Intracellular proteolytic systems in alcohol-induced tissue injury

Alcohol Research & Health, Winter, 2003 by Terrence M. Donohue, Jr., Natalia A. Osna

The calpains are believed to be involved in several physiological processes, including the maturation and processing of certain enzymes and the breakdown of proteins associated with the cytoskeleton--a complex array of proteins that gives cells their shapes and enables them to contract and divide. Because calpains are responsible for the proteolysis of cytoskeletal proteins, investigators have suggested that calpain activity is involved in modulating cell structure in both normal and pathological states. For example, the calpains may have a major role in nerve cell development. Under pathological conditions, however, the same enzymes can become "over-activated," resulting in extensive degradation of structural proteins and subsequent cell damage (Johnson and Guttmann 1997).

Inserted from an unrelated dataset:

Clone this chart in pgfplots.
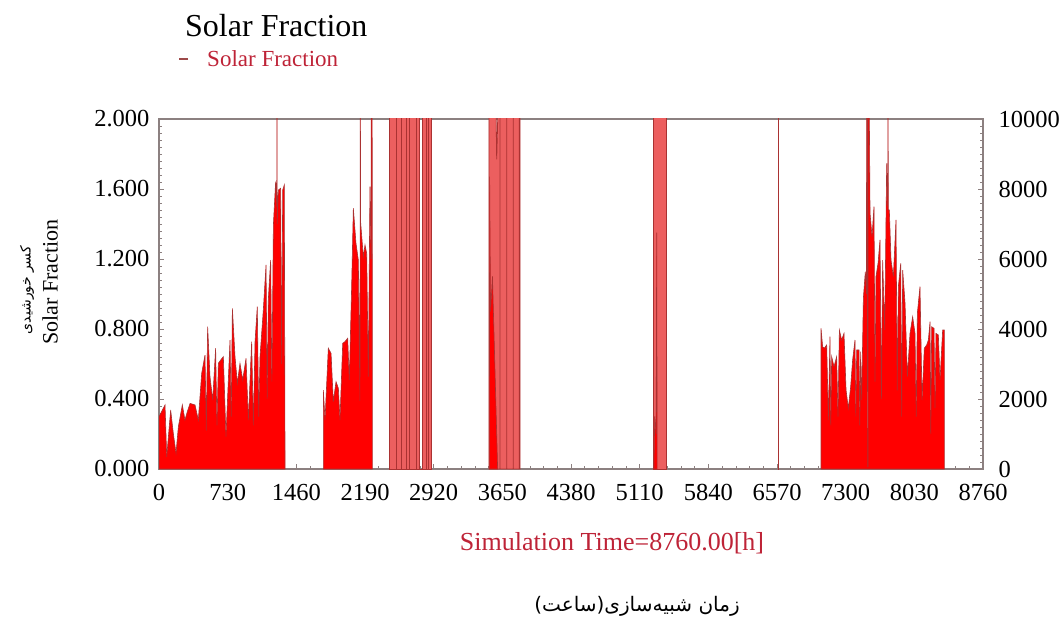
\documentclass[border=0pt]{standalone}
\usepackage{pgfplots}
\pgfplotsset{compat=1.18}
\usepackage{pgfplotstable}
\usepackage{fontspec}
\setmainfont{Liberation Serif}
\newfontfamily\arabicfont[Script=Arabic]{DejaVu Sans}
\TeXXeTstate=1
\definecolor{sfred}{RGB}{255,0,0}
\definecolor{sfline}{RGB}{170,50,50}
\definecolor{sfband}{RGB}{236,95,95}
\definecolor{labred}{RGB}{190,35,55}
\definecolor{axgray}{RGB}{140,128,128}

% --- main (bright red) sections ---
\pgfplotstableread{
x y
0 0
0 0.299
64 0.366
82 0.070
124 0.337
152 0.204
181 0.090
206 0.242
248 0.366
276 0.280
301 0.328
330 0.375
383 0.366
418 0.280
454 0.547
489 0.651
503 0.220
517 0.813
542 0.528
571 0.394
602 0.690
616 0.250
631 0.604
656 0.623
684 0.642
712 0.185
755 0.737
768 0.300
780 0.918
808 0.642
833 0.490
861 0.604
890 0.509
925 0.632
950 0.280
985 0.728
1003 0.250
1021 0.728
1045 0.928
1060 0.300
1074 0.642
1109 0.909
1138 1.166
1150 0.400
1162 0.966
1187 1.194
1200 0.500
1216 1.394
1240 1.642
1252 1.500
1254 2.500
1257 1.400
1269 1.594
1293 1.604
1304 0.600
1315 1.594
1332 1.623
1340 0
}\secA
\pgfplotstableread{
x y
1747 0
1747 0.451
1765 0.280
1800 0.690
1829 0.661
1853 0.385
1882 0.499
1907 0.461
1924 0.280
1953 0.718
1977 0.728
2006 0.747
2023 0.509
2048 1.042
2066 1.490
2094 1.290
2119 1.194
2136 0.390
2140 2.500
2143 1.413
2172 1.213
2190 1.280
2208 1.232
2225 0.528
2243 1.613
2254 1.200
2257 2.500
2266 2.500
2268 0
}\secB
\pgfplotstableread{
x y
3512 0
3515 1.670
3525 0.900
3545 1.100
3565 0.700
3585 0.300
3600 0
}\secDb
\pgfplotstableread{
x y
5262 0
5270 0.300
5285 0.200
5291 1.350
5296 0
}\secEb
\pgfplotstableread{
x y
7038 0
7038 0.804
7055 0.699
7073 0.690
7098 0.709
7116 0.280
7133 0.756
7142 0.250
7151 0.642
7176 0.585
7204 0.642
7218 0.300
7233 0.794
7257 0.737
7282 0.775
7304 0.451
7328 0.347
7353 0.470
7374 0.623
7399 0.737
7408 0.300
7417 0.680
7442 0.680
7450 0.250
7459 0.670
7470 0.394
7488 0.975
7509 1.128
7521 1.000
7523 2.500
7530 2.500
7533 0.013
7537 0.013
7540 2.500
7545 2.500
7559 1.461
7580 1.328
7601 1.499
7612 0.500
7622 1.099
7644 1.175
7665 1.309
7680 0.400
7693 1.194
7715 0.794
7736 1.747
7748 1.500
7750 2.500
7753 1.480
7764 1.480
7782 1.194
7807 1.099
7835 1.423
7848 0.450
7860 1.042
7885 1.175
7895 0.300
7906 1.137
7931 0.947
7956 0.528
7984 0.775
8012 0.870
8037 0.775
8050 0.300
8062 0.890
8090 1.042
8112 0.394
8136 0.690
8161 0.709
8179 0.737
8197 0.842
8205 0.200
8214 0.813
8239 0.804
8250 0.350
8260 0.775
8285 0.766
8303 0.509
8331 0.794
8349 0.794
8349 0
}\secG
% --- saturated bands (values above the axis top) ---
\pgfplotstableread{
x y
2449 0
2449 2.5
2519 2.5
2519 0
2519 2.5
2580 2.5
2580 0
2580 2.5
2633 2.5
2633 0
2633 2.5
2661 2.5
2661 0
2661 2.5
2739 2.5
2739 0
2739 2.5
2768 2.5
2768 0
2803 0
2803 2.5
2838 2.5
2838 0
2838 2.5
2863 2.5
2863 0
2863 2.5
2899 2.5
2899 0
}\secC
\pgfplotstableread{
x y
3508 0
3508 2.5
3572 2.5
3590 1.77
3625 2.5
3625 0
3625 2.5
3696 2.5
3696 0
3696 2.5
3767 2.5
3767 0
3767 2.5
3831 2.5
3831 0
3831 2.5
3838 2.5
3838 0
}\secD
\pgfplotstableread{
x y
5255 0
5255 2.5
5390 2.5
5390 0
}\secE
\pgfplotstableread{
x y
6582 0
6582 2.5
6586 2.5
6586 0
}\secF

\begin{document}
\begin{tikzpicture}
\path[use as bounding box] (0,0) rectangle (1062pt,621pt);
\begin{axis}[
  at={(159pt,152pt)}, anchor=south west,
  scale only axis, width=824pt, height=350pt,
  xmin=0, xmax=8760, ymin=0, ymax=2,
  xtick={0,730,1460,2190,2920,3650,4380,5110,5840,6570,7300,8030,8760},
  ytick={0,0.4,0.8,1.2,1.6,2},
  minor x tick num=4, minor y tick num=9,
  xtick pos=bottom, ytick pos=left,
  tick align=inside, major tick length=5pt, minor tick length=3pt,
  tick style={axgray, line width=0.6pt},
  axis line style={axgray, line width=1.3pt},
  /pgf/number format/assume math mode=true,
  tick label style={font=\fontsize{24.5}{28}\selectfont},
  xticklabel style={yshift=-12pt, /pgf/number format/1000 sep={}},
  yticklabel style={xshift=-6pt, /pgf/number format/.cd, fixed, fixed zerofill, precision=3},
  legend style={at={(0.0231,1.1714)}, anchor=west, draw=none, fill=none,
    inner sep=0pt, font=\fontsize{23}{26}\selectfont, text=labred,
    /tikz/every odd column/.append style={column sep=16pt}},
  legend image code/.code={\draw[draw=sfline!70!gray, line width=2pt] (0pt,0pt) -- (9pt,0pt);},
  clip=true,
]
\addplot[fill=sfred, draw=sfline, line width=0.6pt] table[x=x,y=y] {\secA} \closedcycle;
\addlegendentry{Solar Fraction}
\addplot[forget plot, fill=sfband, draw=sfline, line width=0.8pt] table[x=x,y=y] {\secC} \closedcycle;
\addplot[forget plot, fill=sfband, draw=sfline, line width=0.8pt] table[x=x,y=y] {\secD} \closedcycle;
\addplot[forget plot, fill=sfband, draw=sfline, line width=0.8pt] table[x=x,y=y] {\secE} \closedcycle;
\addplot[forget plot, fill=sfline, draw=sfline, line width=0.8pt] table[x=x,y=y] {\secF} \closedcycle;
\addplot[forget plot, fill=sfred, draw=sfline, line width=0.6pt] table[x=x,y=y] {\secB} \closedcycle;
\addplot[forget plot, fill=sfred, draw=sfline, line width=0.6pt] table[x=x,y=y] {\secDb} \closedcycle;
\addplot[forget plot, fill=sfred, draw=sfline, line width=0.6pt] table[x=x,y=y] {\secEb} \closedcycle;
\addplot[forget plot, fill=sfred, draw=sfline, line width=0.6pt] table[x=x,y=y] {\secG} \closedcycle;
\end{axis}
\begin{axis}[
  at={(159pt,152pt)}, anchor=south west,
  scale only axis, width=824pt, height=350pt,
  xmin=0, xmax=8760, ymin=0, ymax=10000,
  axis x line=none, axis y line*=right,
  ytick={0,2000,4000,6000,8000,10000},
  minor y tick num=9,
  tick align=inside, major tick length=5pt, minor tick length=3pt,
  tick style={axgray, line width=0.6pt},
  axis line style={axgray, line width=1.3pt},
  /pgf/number format/assume math mode=true,
  scaled y ticks=false,
  yticklabel style={font=\fontsize{24.5}{28}\selectfont, anchor=west, xshift=12pt, /pgf/number format/1000 sep={}},
]
\addplot[draw=none, forget plot] coordinates {(0,0)};
\end{axis}
% titles and labels
\node[anchor=base west, inner sep=0pt, font=\fontsize{32}{36}\selectfont] at (185pt,584pt) {Solar Fraction};
\node[inner sep=0pt, text=labred, font=\fontsize{26}{30}\selectfont] at (612pt,78pt) {Simulation Time=8760.00[h]};
\node[inner sep=0pt, font=\fontsize{20}{24}\arabicfont] at (637pt,15pt) {\beginR زمان شبیه‌سازی(ساعت)\endR};
\node[inner sep=0pt, rotate=90, font=\fontsize{22}{26}\selectfont] at (50pt,339pt) {Solar Fraction};
\node[inner sep=0pt, rotate=90, font=\fontsize{14}{18}\arabicfont] at (27pt,331pt) {\beginR کسر خورشیدی\endR};
\end{tikzpicture}
\end{document}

Effects of Alcohol Consumption on the Calpains. Studies of how alcohol consumption affects the calpains have largely been restricted to the brain. Like the liver, the brain is significantly affected by excessive alcohol consumption, which ultimately can result in alcohol-related nerve cell degeneration. Recent studies examining the effects of alcohol consumption on calpain activity in the brain demonstrated that the activity of these enzymes is elevated in the brains of alcohol-fed animals compared with untreated animals (Rajgopal and Vemuri 2002). Furthermore, the brains of alcohol-fed animals had higher levels of the degradation products of a cytoskeletal protein called spectrin, which is degraded by calpains. Researchers believe that the activation of calpain in this instance results from an alcohol-induced increase in calcium concentrations within the nerve cells (Rajgopal and Vemuri 2002). Thus, in contrast to the lysosomal and ubiquitin-proteasome systems, which are inhibited by chronic alcohol consumption, the activity of the calpain system is enhanced by chronic alcohol consumption. Excessive or untimely protein degradation, however, can be just as harmful to the organism as reduced protein degradation.

CONCLUSIONS

This article has described the effects of alcohol consumption on the functions of three major proteolytic pathways that regulate the quantity and the types of proteins inside cells. Through a variety of mechanisms, alcohol significantly influences each of these proteolytic pathways, interfering with their normal functions. All of these changes, however, can lead to the same end results: cell death and tissue injury, which may contribute to liver disease and other physiological damage associated with chronic alcohol consumption. Although researchers have learned much about alcohol and its effects on proteolytic systems, just as many issues remain to be explored. For example, the identity of the molecules that inhibit lysosome assembly and cause proteasome inhibition has not yet been determined. The apparent paradox that NF[kappa]B activation and the resulting inflammation occur during proteasome inhibition also requires further elaboration. Finally, researchers should investigate whether these proteolytic systems can be employed as therapeutic targets. For example, the proteasome, which is inhibited by a large number of agents, also can be activated by several small molecules, including some naturally occurring lipids (Dahlmann et al. 1993). Consequently, the administration of these compounds to alcohol-treated animals or cells may conceivably reactivate partially inactivated proteasomes and thus restore normal protein degradation after alcohol exposure.